Nuclear Storm
by Leo Kurtenbach
May 13, 2009
To the Editor,
Would it not make Canadians proud to state: "We [Canadians] no longer encourage, support or want to subsidize the production and sale of uranium?
We now know that our Saskatchewan uranium has, in the past, and most certainly is still being utilized to construct nuclear bombs, and will be the uranium fuel for the proposed nuclear power reactors of the future.
The depleted uranium [DU] is also being used to enhance the deadly power of the weapons of war.
NATO forces have used DU in Yugoslavia, Iraq and Afghanistan.
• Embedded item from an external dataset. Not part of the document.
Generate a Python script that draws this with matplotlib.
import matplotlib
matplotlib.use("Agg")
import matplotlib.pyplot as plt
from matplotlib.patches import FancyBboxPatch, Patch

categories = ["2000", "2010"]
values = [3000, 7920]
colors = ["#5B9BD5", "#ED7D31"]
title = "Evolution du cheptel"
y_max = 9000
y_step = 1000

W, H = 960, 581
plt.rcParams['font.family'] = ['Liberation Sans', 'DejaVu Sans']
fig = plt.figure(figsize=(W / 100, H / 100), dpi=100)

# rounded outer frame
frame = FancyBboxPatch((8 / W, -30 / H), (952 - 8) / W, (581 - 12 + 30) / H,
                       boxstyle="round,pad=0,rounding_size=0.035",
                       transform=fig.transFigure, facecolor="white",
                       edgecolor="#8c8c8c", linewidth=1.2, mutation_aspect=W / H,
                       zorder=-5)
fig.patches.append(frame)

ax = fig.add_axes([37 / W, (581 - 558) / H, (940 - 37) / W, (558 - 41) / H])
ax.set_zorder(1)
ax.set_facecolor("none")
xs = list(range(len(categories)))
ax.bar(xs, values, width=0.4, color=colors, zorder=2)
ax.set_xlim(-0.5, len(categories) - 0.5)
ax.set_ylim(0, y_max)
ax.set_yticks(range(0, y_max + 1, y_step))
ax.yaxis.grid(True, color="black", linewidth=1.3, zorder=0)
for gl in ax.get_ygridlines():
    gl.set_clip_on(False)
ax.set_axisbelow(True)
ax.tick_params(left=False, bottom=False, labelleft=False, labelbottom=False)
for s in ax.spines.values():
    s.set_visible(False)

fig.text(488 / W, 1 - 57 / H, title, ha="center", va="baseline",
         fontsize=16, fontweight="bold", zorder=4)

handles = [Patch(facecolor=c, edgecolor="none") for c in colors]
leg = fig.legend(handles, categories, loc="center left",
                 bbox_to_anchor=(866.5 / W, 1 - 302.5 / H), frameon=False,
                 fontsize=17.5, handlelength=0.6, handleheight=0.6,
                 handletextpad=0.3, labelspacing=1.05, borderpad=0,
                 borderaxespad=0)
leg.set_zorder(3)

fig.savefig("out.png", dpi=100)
Therefore, because of our claim to be democratic nations, we all are responsible for related health problems in the areas of armed conflict - particularly cancer among innocent civilians in the long term, especially children who are more vulnerable to the health risks due to the presence of DU. Of course, this is not meant to diminish the health risks to our own soldiers where DU weapons are in use.
Despite the propaganda and claims that nuclear power is "clean", there are over 100 separate chemicals produced and released into the environment only when nuclear weapons explode and nuclear reactors operate.
No doubt building reactors will create jobs, and resulting profits are deemed necessary for the corporations that are the proponents of nuclear power.
However, there remains the real danger of low-level radiation, the monster of waste disposal, and the possible horror that just one of the over a hundred aging nuclear power reactors in North America could be our first Chernobyl.
First of all, let us deal with the question of waste disposal.
The US has spent about $10 billion in their failed proposal to use the Yucca rock formation as the burial ground for their nuclear waste. 0ur beleaguered planet is littered with hundred of thousands of tonnes of unsafe nuclear waste materials.
When Chernobyl exploded 23 years ago, the city of Kiev eighty kilometers away was heavily dusted with radioactive debris. Dr. Alexy Yablokov, former president of the Centre for Russian Environmental Policy, estimated total death toll at 300,000. About ten years ago we were part of a group organized out of Brandon on a tour to Cuba. We were told by a doctor [a woman] at a children's hospital in Cuba, that Cuban health officials had taken in 30,000 children from the areas around Chernobyl for treatment due to radioactive exposure caused by the Chernobyl explosion. Cuba did this at their own expense.
According to a 2006 publication of the National Geographic Society stated that, as a result of the Chernobyl accident, there has been radioactive soil contamination of roughly an area of over 500 miles in diameter.
Why would we want to trap future generations with dangerous radioactive materials that mankind may never be able to undo or control?
After all, what is wrong with diligent onservation of our present energy resources, natural gas, hydro, wind, coal, water, fossil fuels, and the boundless energy of the sun?